WASHINGTON - The chief executive officers of Fannie Mae and Freddie Mac said yesterday that their ailing mortgage-finance companies would suffer further in 2008 because of a weakening housing market and rising home-loan defaults.
Freddie's CEO, Richard Syron, said the government-sponsored firm could lose an additional $5.5 billion to $7.5 billion over the next few years from soured home loans.
"I honestly think it's going to get tougher before it gets better," Syron said in a discussion with financial analysts in New York. His company has already logged about $4.5 billion in projected losses during the first nine months of this year.
Freddie's shares fell $3.73, or 10.64 percent, to close at $31.31.
Fannie CEO Daniel Mudd, also meeting with analysts at the conference, forecast "a very tough 2008" and continued weakness in home prices through 2009. Mudd called the wave of defaults and foreclosures this year the worst mortgage crisis "in recent memory."

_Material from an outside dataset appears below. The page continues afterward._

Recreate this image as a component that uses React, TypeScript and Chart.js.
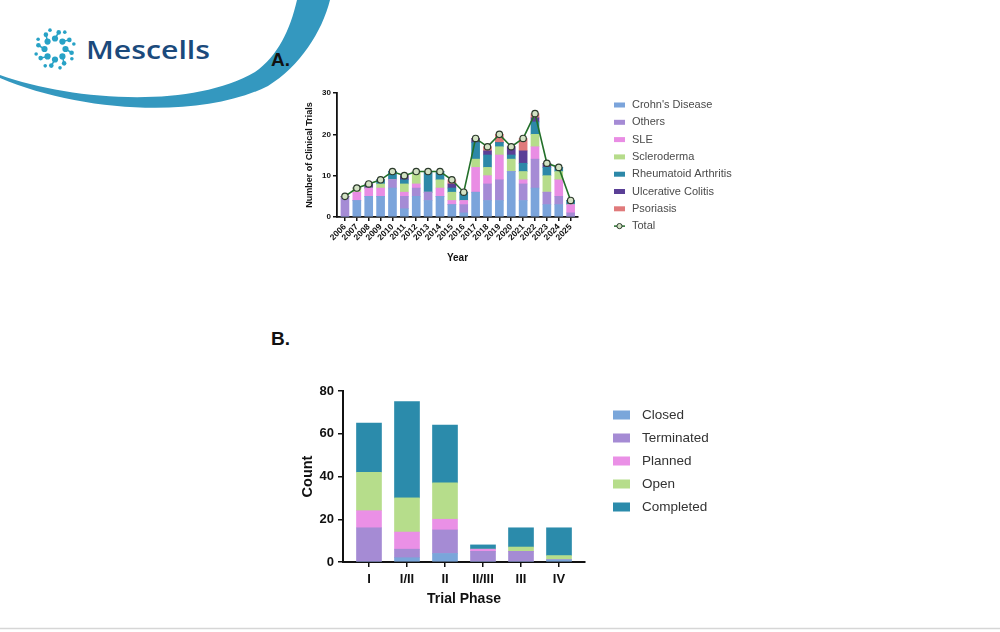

The Washington-based company, which lost $1.4 billion in the third quarter, sold $7 billion in preferred stock last week to raise capital to stabilize its finances. Mudd said yesterday that Fannie had no further plans for such sales over the next year.
He said the company could raise additional capital, however, through sales of mortgage-investment holdings, increased fees on mortgages, and other measures.
Fannie and Freddie, which together own or guarantee around two-fifths of U.S. home-mortgage debt, have cut their dividends and sold billions of dollars of special stock recently to buttress their finances after posting stunning third-quarter losses.
Shares of Fannie, the No. 1 financer and guarantor of U.S. home loans, fell $2.62, or 7.10 percent, to close at $34.29.
The two companies traditionally have been a major source of funding for the home-loan market by buying mortgages made by banks and other lenders and then bundling them as securities for sale to investors.
Freddie lost $2 billion in the third quarter, and Syron said yesterday that results were not expected to be any better in the October-to-December quarter.